The 13th Step to feature 28 flatscreen TVs, 8.5-hour happy hour (and deep-fried hot dogs)



The 13th Step opens on Thursday on Second Avenue, and Thrillist has the scoop on what to expect:

Named after the AA term for hooking up with one’s sponsor, 13S's morphed the former Telephone Bar space into a down-to-business, 28-flatscreen sports spot; the booth-lined main room’s been revamped with a wood-topped bar and a brass ceiling rocking custom amber fixtures, while the the back now features two rooms that share the same spanking-new bar, but’re separated down the middle by a wrought iron gate with swinging doors, which’ll let anyone inside. In spite of eating up most of the kitchen space, the standard bar menu’s studded with adventurous booze-sponges, including bacon, egg, and cheese sliders; cheese/gravy-/bacon-smothered tots; pulled-pork-stuffed burgers; and deep fried dogs, aka rippers, which don’t need jack to tear your heart out. The drink’s fittingly straight ahead as well, with a fully stocked bar backed by 14 drafts, local bottles, and old-school cans of Schaefer, Carling Black Label, and Sly Fox IPA, which coincidentally is also crazy...delicious!

Upping the imbibery's a recurring 8.5 hr happy hour (excepting Sundays), plus daily specials like dollar drafts and half-price bombs...


And the hits just keep on coming...

Thanks to EV Grieve reader Jeremy for the tip.

[Photo via Thrillist]

6 comments:

Anonymous said...

Oh puke-heave grieve

Anonymous said...

Even the food is fratty. It sounds absolutely disgusting.

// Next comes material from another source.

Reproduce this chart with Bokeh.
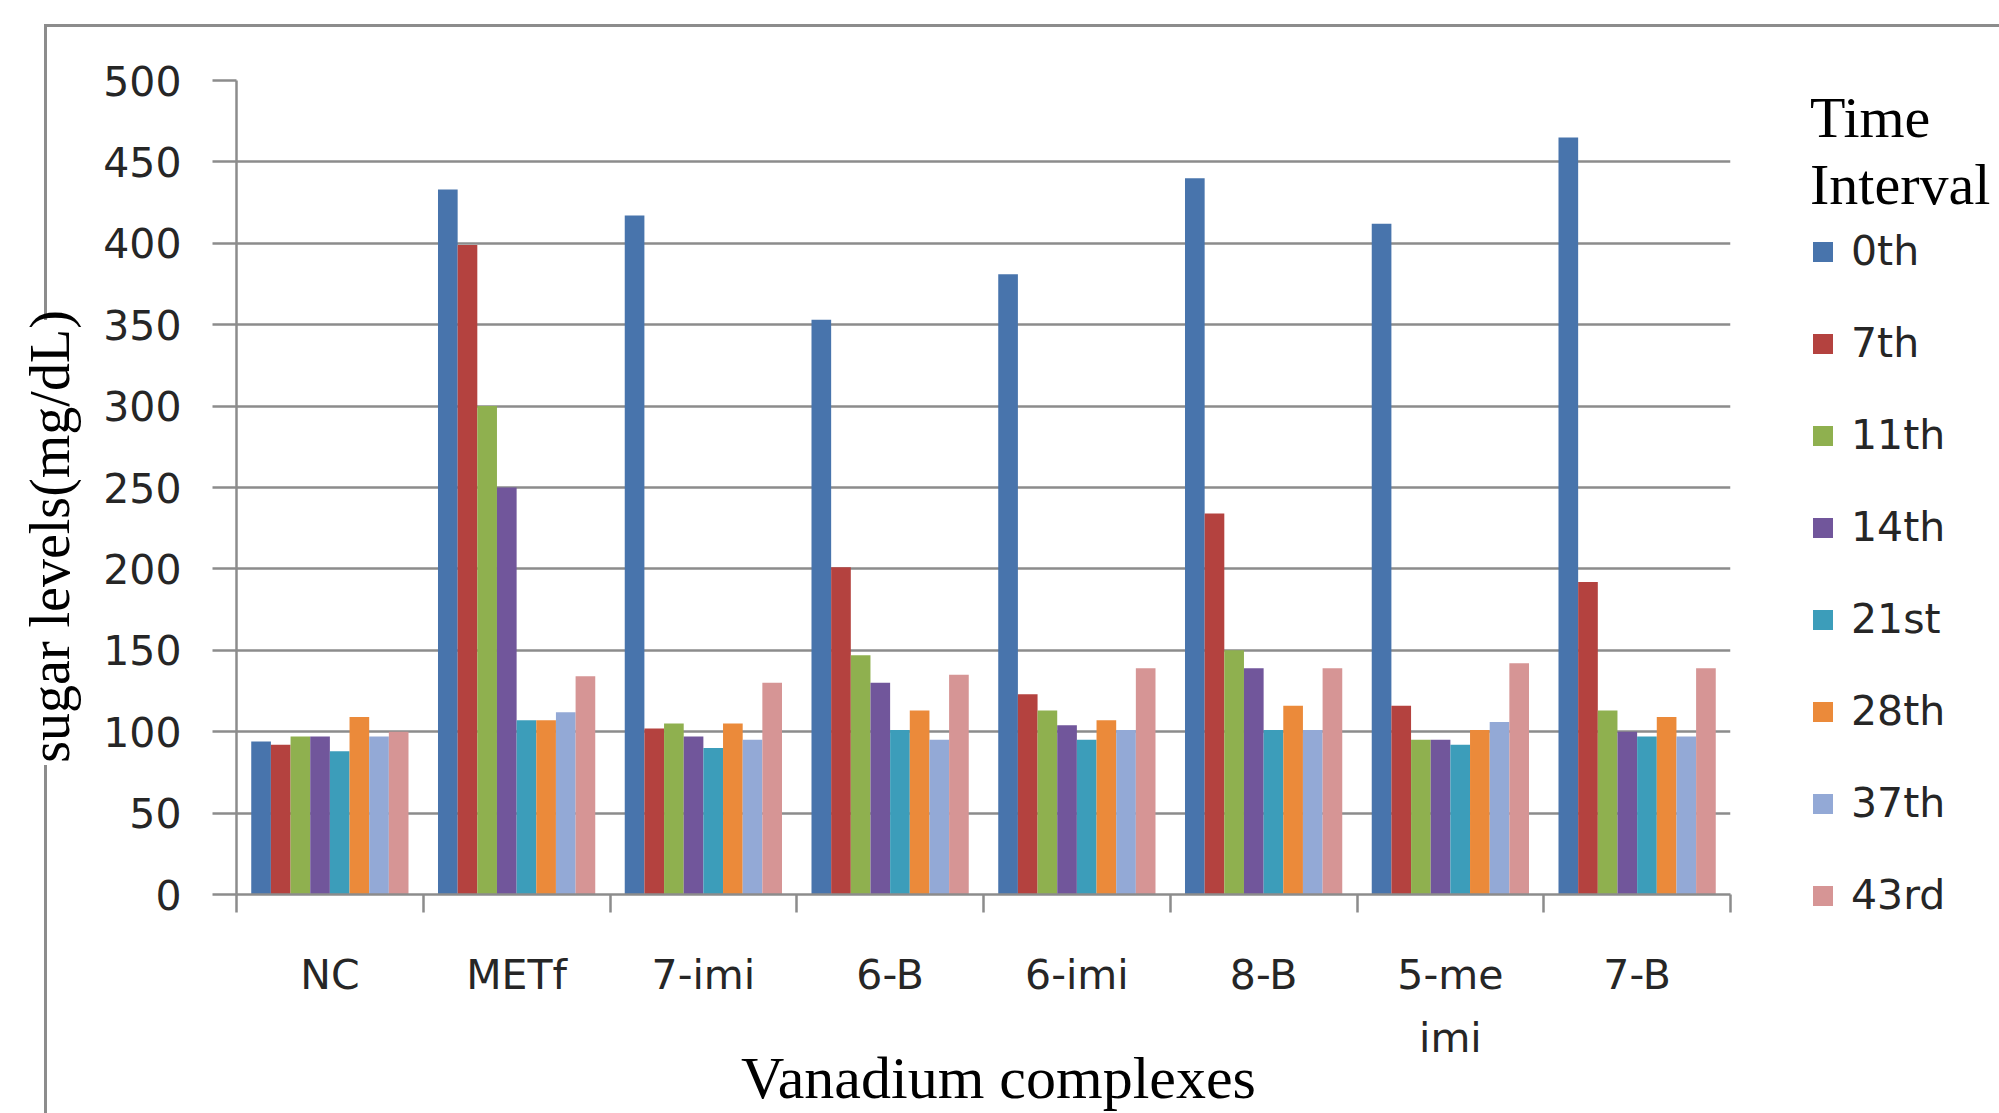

Thrillist writer can't be move to spell out the whole bar name, eh? I know "tep" is tough to type out but good luck trying to make "13S" happen, dude.

RIP Telephone

pinhead said...

Why spend all that cash on "rocking amber fixtures" and the like? Couldn't they just throw down a few plastic tarps, set up a trough to piss in, and roll in some kegs?

Anonymous said...

Actually looks alright for checking out some sports and having a beer...however thanks to the idiotic name I won't be patronizing this joint. Seriously, I thank the owners of this place for letting us know up front that they are assholes.

blueglass said...

too bad.
telephone was a decent bar with a decent restaurant and some (originally) very strong ties to the neighborhood (abe from 2nd ave deli).
now it'll be just another animal-house pain in the neighborhood.
who are all these new bar owners with no brains or orignality?

Anonymous said...

They have the sign lit up today. It looks so tacky - so terrible. Crossing 2nd at 9th st from the east side has never been so depressing.